Generating subsets or combinations using recursion

Generating subsets or combinations using recursion

This approach for generating subsets uses recursion and generates all the subsets of a superset [ 1, 2, 3, …, N ].
The function Generate_Subsets maintains a list / vector to store the elements of each subset.
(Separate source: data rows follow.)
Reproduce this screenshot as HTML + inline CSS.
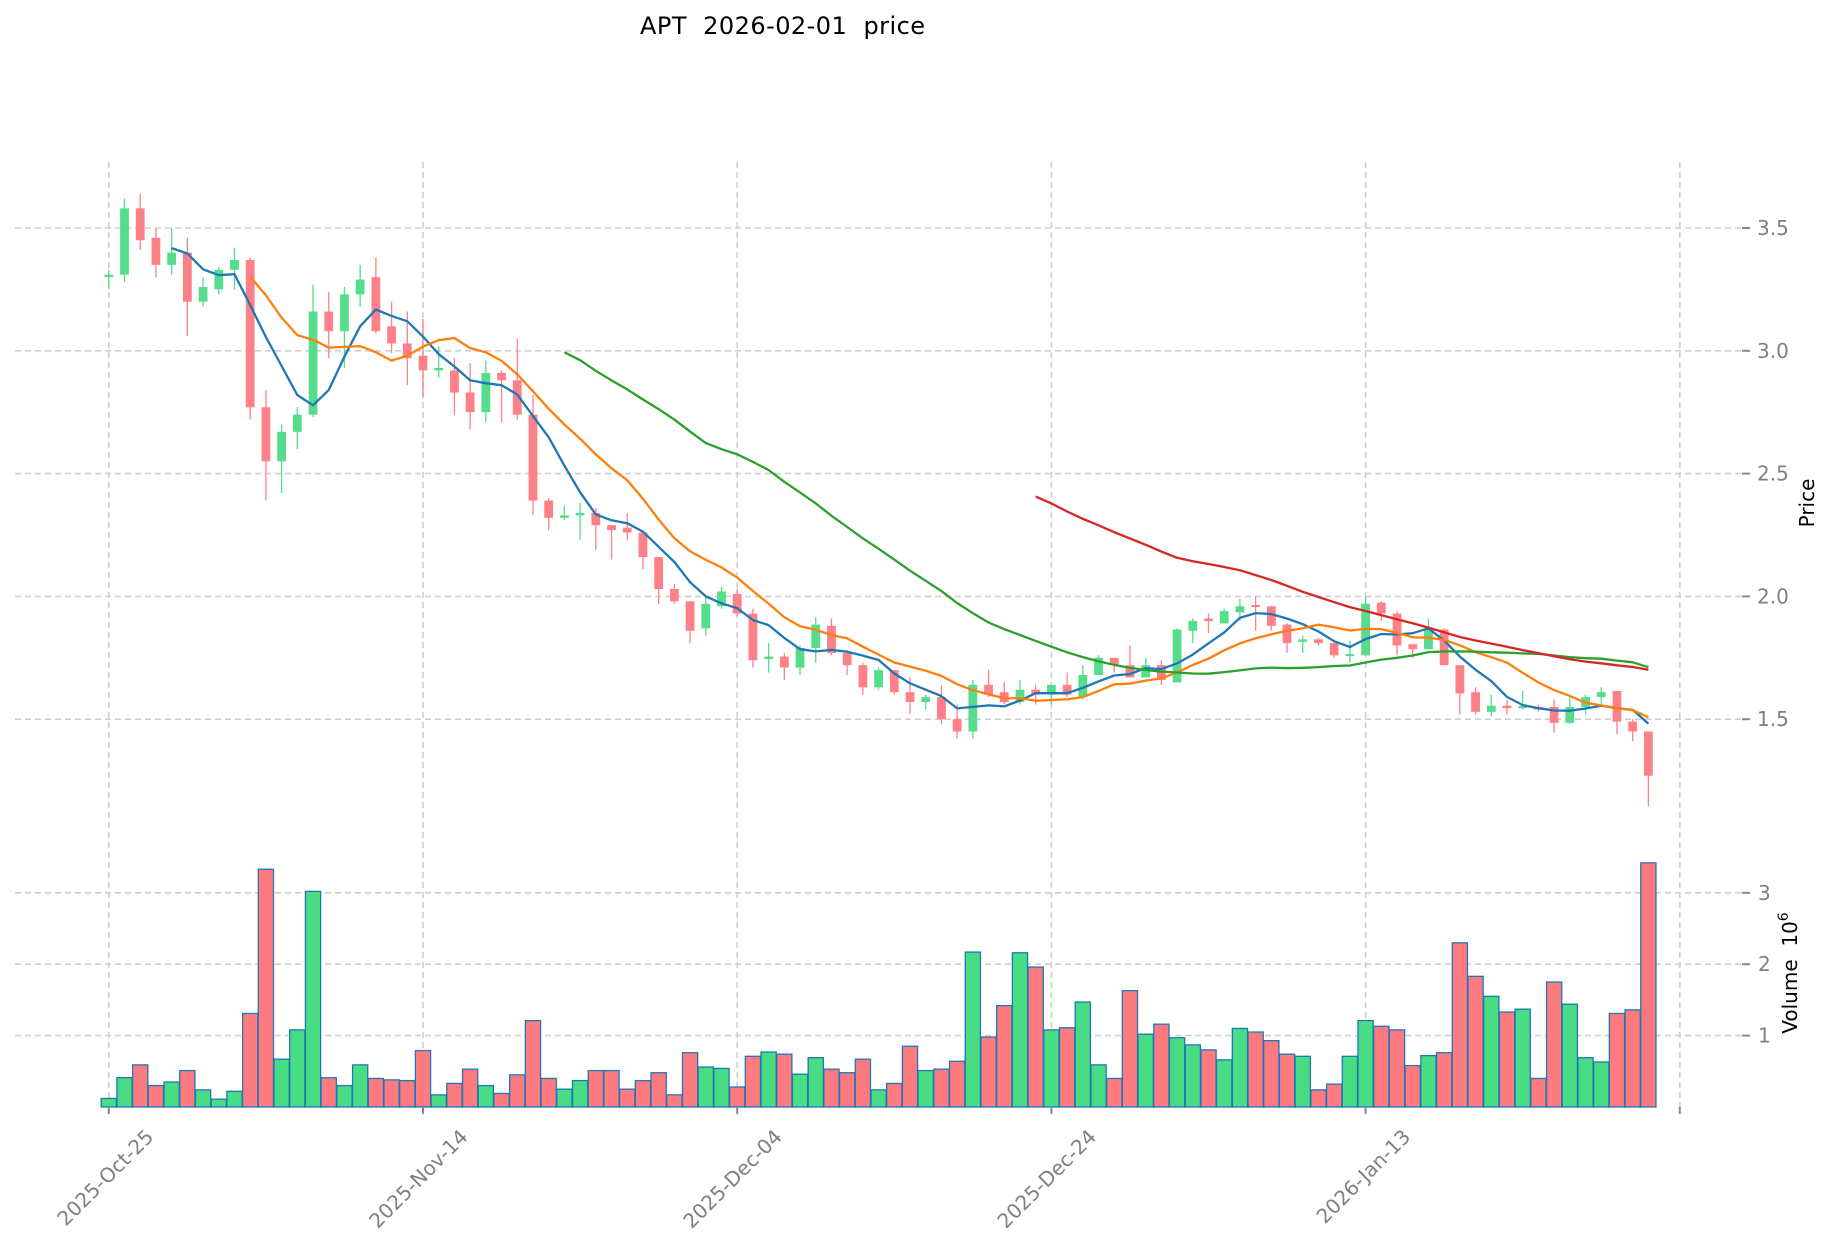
<!DOCTYPE html>
<html><head><meta charset="utf-8"><style>
html,body{margin:0;padding:0;background:#fff;}
svg{display:block;font-family:"DejaVu Sans","Liberation Sans",sans-serif;}
.pre{white-space:pre;}
</style></head><body>
<svg id="chart" width="1834" height="1246" viewBox="0 0 1834 1246" xmlns="http://www.w3.org/2000/svg">
<rect width="1834" height="1246" fill="#fff"/>
<text class="pre" xml:space="preserve" x="640" y="34" font-size="24" fill="#000" textLength="285">APT  2026-02-01  price</text>
<g id="grid"></g>
<g id="vol"></g>
<g id="candles"></g>
<g id="mas"></g>
<g id="axes"></g>
<text transform="translate(1814,503) rotate(-90)" text-anchor="middle" font-size="20" fill="#000">Price</text>
<text class="pre" xml:space="preserve" transform="translate(1797,973) rotate(-90)" text-anchor="middle" font-size="20" fill="#000">Volume  10<tspan font-size="14" dy="-9">6</tspan></text>
</svg>
<script>
const openP=[3.30,3.31,3.58,3.46,3.35,3.40,3.20,3.25,3.33,3.37,2.77,2.55,2.67,2.74,3.16,3.08,3.23,3.30,3.10,3.03,2.98,2.92,2.92,2.83,2.75,2.91,2.88,2.74,2.39,2.32,2.33,2.34,2.29,2.28,2.26,2.16,2.03,1.98,1.87,1.96,2.01,1.93,1.745,1.755,1.71,1.79,1.88,1.77,1.72,1.63,1.70,1.61,1.57,1.59,1.50,1.45,1.64,1.61,1.57,1.62,1.60,1.64,1.59,1.68,1.75,1.72,1.67,1.72,1.65,1.86,1.91,1.89,1.935,1.965,1.96,1.885,1.815,1.825,1.81,1.76,1.76,1.975,1.93,1.805,1.785,1.865,1.72,1.61,1.53,1.555,1.547,1.55,1.55,1.485,1.55,1.59,1.615,1.49,1.45];
const closeP=[3.31,3.58,3.45,3.35,3.40,3.20,3.26,3.33,3.37,2.77,2.55,2.67,2.74,3.16,3.08,3.23,3.29,3.08,3.03,2.97,2.92,2.93,2.83,2.75,2.91,2.88,2.74,2.39,2.32,2.33,2.34,2.29,2.27,2.26,2.16,2.03,1.98,1.86,1.97,2.02,1.93,1.74,1.755,1.71,1.79,1.885,1.77,1.72,1.63,1.70,1.61,1.57,1.59,1.50,1.45,1.64,1.60,1.57,1.62,1.60,1.64,1.60,1.68,1.75,1.72,1.67,1.72,1.66,1.865,1.90,1.90,1.94,1.96,1.96,1.88,1.81,1.825,1.81,1.76,1.765,1.97,1.93,1.80,1.785,1.865,1.72,1.605,1.53,1.555,1.545,1.553,1.54,1.485,1.55,1.59,1.61,1.49,1.45,1.27];
const highP=[3.33,3.62,3.64,3.50,3.50,3.46,3.30,3.34,3.42,3.38,2.84,2.70,2.77,3.27,3.24,3.26,3.35,3.38,3.20,3.16,3.13,3.02,2.97,2.95,2.96,2.92,3.05,2.82,2.40,2.37,2.38,2.36,2.29,2.34,2.26,2.16,2.05,1.98,2.00,2.04,2.03,1.95,1.81,1.77,1.80,1.915,1.91,1.77,1.73,1.71,1.70,1.67,1.60,1.64,1.56,1.66,1.70,1.65,1.66,1.64,1.64,1.69,1.72,1.76,1.75,1.80,1.75,1.74,1.87,1.91,1.93,1.95,1.99,2.00,1.96,1.89,1.84,1.83,1.81,1.82,2.00,1.98,1.94,1.805,1.91,1.87,1.72,1.63,1.60,1.58,1.615,1.56,1.58,1.59,1.60,1.63,1.615,1.50,1.45];
const lowP=[3.25,3.28,3.41,3.30,3.31,3.06,3.18,3.23,3.25,2.72,2.39,2.42,2.60,2.73,2.97,2.93,3.18,3.07,2.99,2.86,2.81,2.89,2.74,2.68,2.71,2.71,2.72,2.33,2.27,2.31,2.23,2.19,2.15,2.23,2.11,1.97,1.97,1.81,1.84,1.95,1.92,1.71,1.69,1.66,1.68,1.73,1.76,1.68,1.60,1.62,1.60,1.52,1.54,1.48,1.42,1.42,1.59,1.56,1.56,1.56,1.56,1.59,1.58,1.68,1.69,1.67,1.67,1.64,1.65,1.81,1.85,1.89,1.90,1.86,1.86,1.77,1.77,1.80,1.75,1.73,1.76,1.90,1.76,1.75,1.785,1.72,1.52,1.52,1.51,1.52,1.54,1.53,1.445,1.48,1.52,1.56,1.44,1.41,1.145];
const volumeM=[0.12,0.41,0.59,0.30,0.35,0.51,0.24,0.11,0.22,1.31,3.33,0.67,1.08,3.02,0.41,0.30,0.59,0.40,0.38,0.37,0.79,0.17,0.33,0.53,0.30,0.19,0.45,1.21,0.40,0.25,0.37,0.51,0.51,0.25,0.37,0.48,0.17,0.76,0.56,0.54,0.28,0.71,0.77,0.74,0.46,0.69,0.53,0.48,0.67,0.24,0.33,0.85,0.51,0.53,0.64,2.17,0.98,1.42,2.16,1.96,1.08,1.11,1.47,0.59,0.40,1.63,1.02,1.16,0.97,0.87,0.80,0.66,1.10,1.05,0.93,0.74,0.71,0.24,0.32,0.71,1.21,1.13,1.08,0.58,0.72,0.76,2.30,1.83,1.55,1.33,1.37,0.40,1.75,1.44,0.69,0.63,1.31,1.36,3.42];
const dateTickIdx=[0,20,40,60,80,100];
const dateTickLabels=["2025-Oct-25","2025-Nov-14","2025-Dec-04","2025-Dec-24","2026-Jan-13",""];
const priceTicks=[1.5,2.0,2.5,3.0,3.5];
const volTicks=[1,2,3];
const maPeriods=[5,10,30,60];
const maColors=["#1f77b4","#ff7f0e","#2ca02c","#d62728"];

const NS="http://www.w3.org/2000/svg";
function X(d){return 108.8+d*15.71;}
function YP(p){return 228+(3.5-p)*245.6;}
function YV(v){return 1107-v*71.4;}
function mk(tag,attrs,parent){const e=document.createElementNS(NS,tag);for(const k in attrs)e.setAttribute(k,attrs[k]);parent.appendChild(e);return e;}
const grid=document.getElementById('grid'),vol=document.getElementById('vol'),cg=document.getElementById('candles'),mg=document.getElementById('mas'),ax=document.getElementById('axes');
const gs={stroke:"#cfcfcf","stroke-width":1.6,"stroke-dasharray":"6,4",fill:"none"};
dateTickIdx.forEach((d,i)=>{
  const l=mk('line',Object.assign({x1:X(d),x2:X(d),y1:162,y2:1107},gs),grid);
  
  
  const t=mk('line',{x1:X(d),x2:X(d),y1:1107,y2:1114,stroke:"#888","stroke-width":2},ax);
  
  
  if(dateTickLabels[i]){
    const tx=mk('text',{transform:`translate(${X(d)+46},1138) rotate(-45)`,"text-anchor":"end","font-size":20,fill:"#808080"},ax);
    tx.textContent=dateTickLabels[i];
    
    
  }
});
priceTicks.forEach(p=>{
  const y=YP(p);
  const l=mk('line',Object.assign({x1:15,x2:1742,y1:y,y2:y},gs),grid);
  
  
  const t=mk('line',{x1:1742,x2:1750,y1:y,y2:y,stroke:"#888","stroke-width":2},ax);
  
  
  const tx=mk('text',{x:1757,y:y+7,"font-size":20,fill:"#808080"},ax);
  tx.textContent=p.toFixed(1);
  
  
});
volTicks.forEach(v=>{
  const y=YV(v);
  const l=mk('line',Object.assign({x1:15,x2:1742,y1:y,y2:y},gs),grid);
  
  
  const t=mk('line',{x1:1742,x2:1750,y1:y,y2:y,stroke:"#888","stroke-width":2},ax);
  
  
  const tx=mk('text',{x:1758,y:y+7,"font-size":20,fill:"#808080"},ax);
  tx.textContent=String(v);
  
  
});
const UP="#56dd8b",DN="#fe8088",VUP="#48dd85",VDN="#fd7b80";
for(let i=0;i<closeP.length;i++){
  const up=closeP[i]>=openP[i];
  const x=X(i);
  const b=mk('rect',{x:x-7.6,y:YV(volumeM[i]),width:15.2,height:1107-YV(volumeM[i]),fill:up?VUP:VDN,stroke:"#1f77b4","stroke-width":1.3},vol);
  
  
  const w=mk('line',{x1:x,x2:x,y1:YP(highP[i]),y2:YP(lowP[i]),stroke:up?UP:DN,"stroke-width":1.3},cg);
  
  
  const top=YP(Math.max(openP[i],closeP[i])),bot=YP(Math.min(openP[i],closeP[i]));
  const r=mk('rect',{x:x-4.4,y:top,width:8.8,height:Math.max(bot-top,2),fill:up?UP:DN},cg);
  
  
}
maPeriods.forEach((n,k)=>{
  const pts=[];
  for(let i=n-1;i<closeP.length;i++){
    let s=0;for(let j=i-n+1;j<=i;j++)s+=closeP[j];
    pts.push(X(i).toFixed(1)+','+YP(s/n).toFixed(1));
  }
  const pl=mk('polyline',{points:pts.join(' '),fill:"none",stroke:maColors[k],"stroke-width":2.3,"stroke-linejoin":"round"},mg);
  
  
});
</script>
</body></html>
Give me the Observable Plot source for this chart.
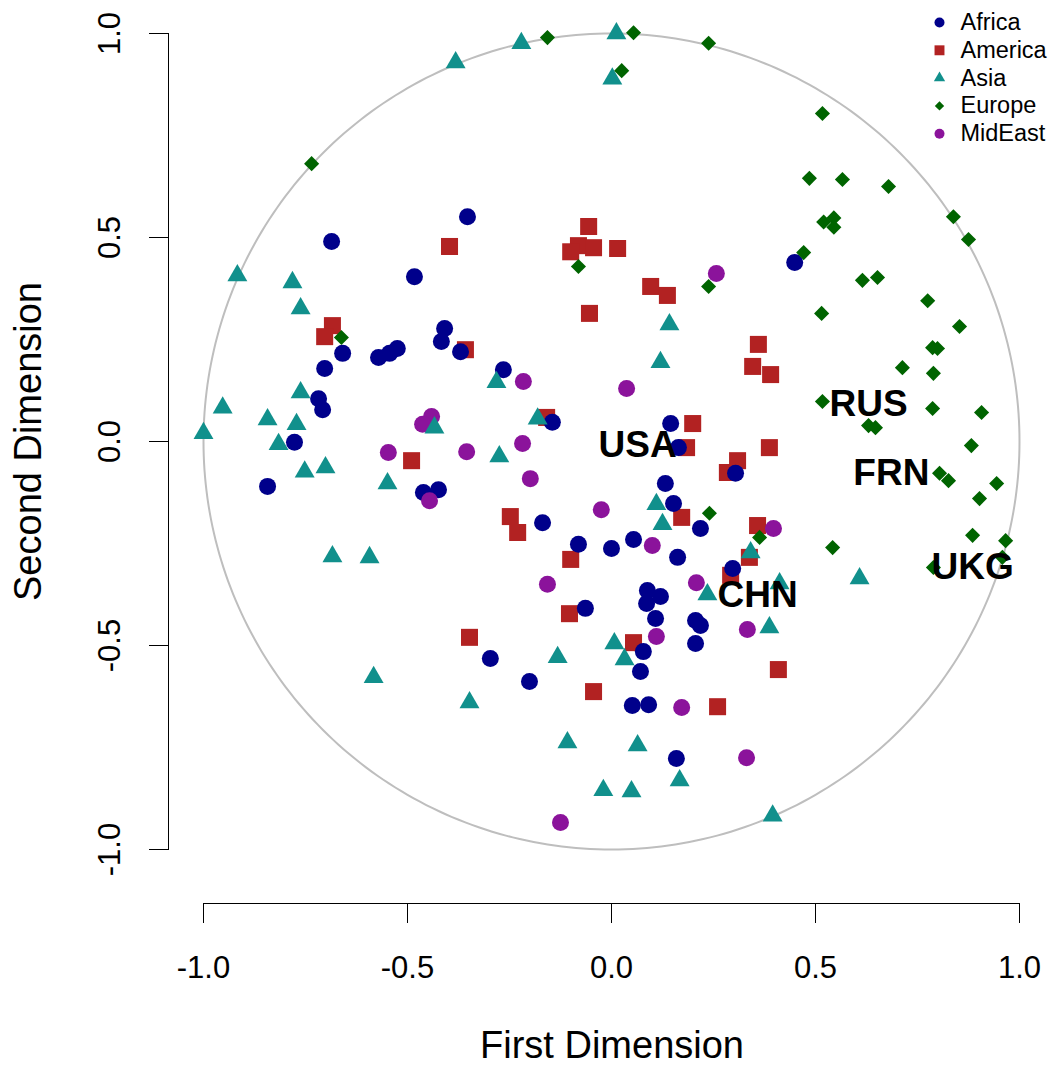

During the function’s execution, it evaluates two cases
1. Element ‘R’ is included in the subset and a next subset is generated.
2. Element ‘R’ is not included in the subset and a next subset is generated.

The calls begins with Generate_Subsets ( 1 ), i.e with R = 1 being the first element to be included in the subset.


Algorithm : Generate subsets using recursion
Superset of size N.
1.   Generate_Subsets ( int R )
2.       If ( R == N+1 )
3.          Process the subset V.
4.       Else
5.           Include R in the subset and generate next subset
              V . push_back ( R );
              Generate_Subsets ( R + 1 );
6.           Do not include R in the subset and generate next subset
              V . pop_back ( );
              Generate_Subsets ( R + 1 );


The idea behind generating subsets using recursion is explained using the below recursion stack.
Example : Consider a super-set containing elements [ 1, 2 ].
Subset 1 : [ 1, 2 ]
Subset 2 : [ 1 ]
Subset 3 : [ 2 ]
Subset 4 : [ ]

Below recursion stack explains how the algorithm for generating subsets using recursion works

Steps Call stack Element R in function call Operations Subset
1 Function call 1 1 Push 1 into the subset.
Make function call 2, with R = 2
[ 1 ]
2 Function call 2 2 Push 2 into the subset.
Make function call 3, with R = 3
[ 1, 2 ]
3 Function call 3 3 R = 3 is greater than the size ( 2 ) of super set.
Print the subset [ 1, 2 ]
Return
[ 1, 2 ]
4 Function call 2 2 Pop 2 from the subset. Make function call 4, with R = 3 [ 1 ]
5 Function call 4 3 R = 3 is greater than the size ( 2 ) of super set.
Print the subset [ 1 ]
Return
[ 1 ]
6 Function call 2 2 Return. [ 1 ]
7 Function call 1 1 Pop 1 from the subset. Make function call 5, with R = 2 [ ]
8 Function call 5 2 Push 2 into the subset. Make function call 6, with R = 3 [ 2 ]
9 Function call 6 3 R = 3 is greater than the size ( 2 ) of super set.
Print the subset [ 2 ]
Return
[ 2 ]
10 Function call 5 2 Pop 2 from the subset. Make function call 7, with R = 3 [ ]
11 Function call 7 3 Element count ( 3 ) is greater than the size ( 2 ) of super set.
Print the subset [ ]
Return
[ ]

Python3 : Generating subsets or combinations using recursion

C++14 : Generating subsets or combinations using recursion

#include<iostream>
#include<vector>

using namespace std;

class Superset {

    private:
    int size; // Size of superset.
    vector<int> subset;

    public:
    Superset (int arg_size) : size(arg_size) {}

    // Generating subsets / combinations using recursion.
    void GenerateSubset (int num) {

       if ( num > size ) {
           cout << "( ";
           for (const auto& item : subset) {
               cout << item << " ";
           } cout << ")" << endl;
       } else {

           subset.push_back(num);
           GenerateSubset(num+1);

           subset.pop_back();
           GenerateSubset(num+1);
       }
    }

    int GetSize() {
        return size;
    }
};

int main() {

    Superset S1(4);
    cout << "All subsets within superset of size : " << S1.GetSize() << endl;
    S1.GenerateSubset(1);

    Superset S2(2);
    cout << "All subsets within superset of size : " << S2.GetSize() << endl;
    S2.GenerateSubset(1);

    return 0;
}

Output

All subsets within superset of size : 4
( 1 2 3 4 )
( 1 2 3 )
( 1 2 4 )
( 1 2 )
( 1 3 4 )
( 1 3 )
( 1 4 )
( 1 )
( 2 3 4 )
( 2 3 )
( 2 4 )
( 2 )
( 3 4 )
( 3 )
( 4 )
( )
All subsets within superset of size : 2
( 1 2 )
( 1 )
( 2 )
( )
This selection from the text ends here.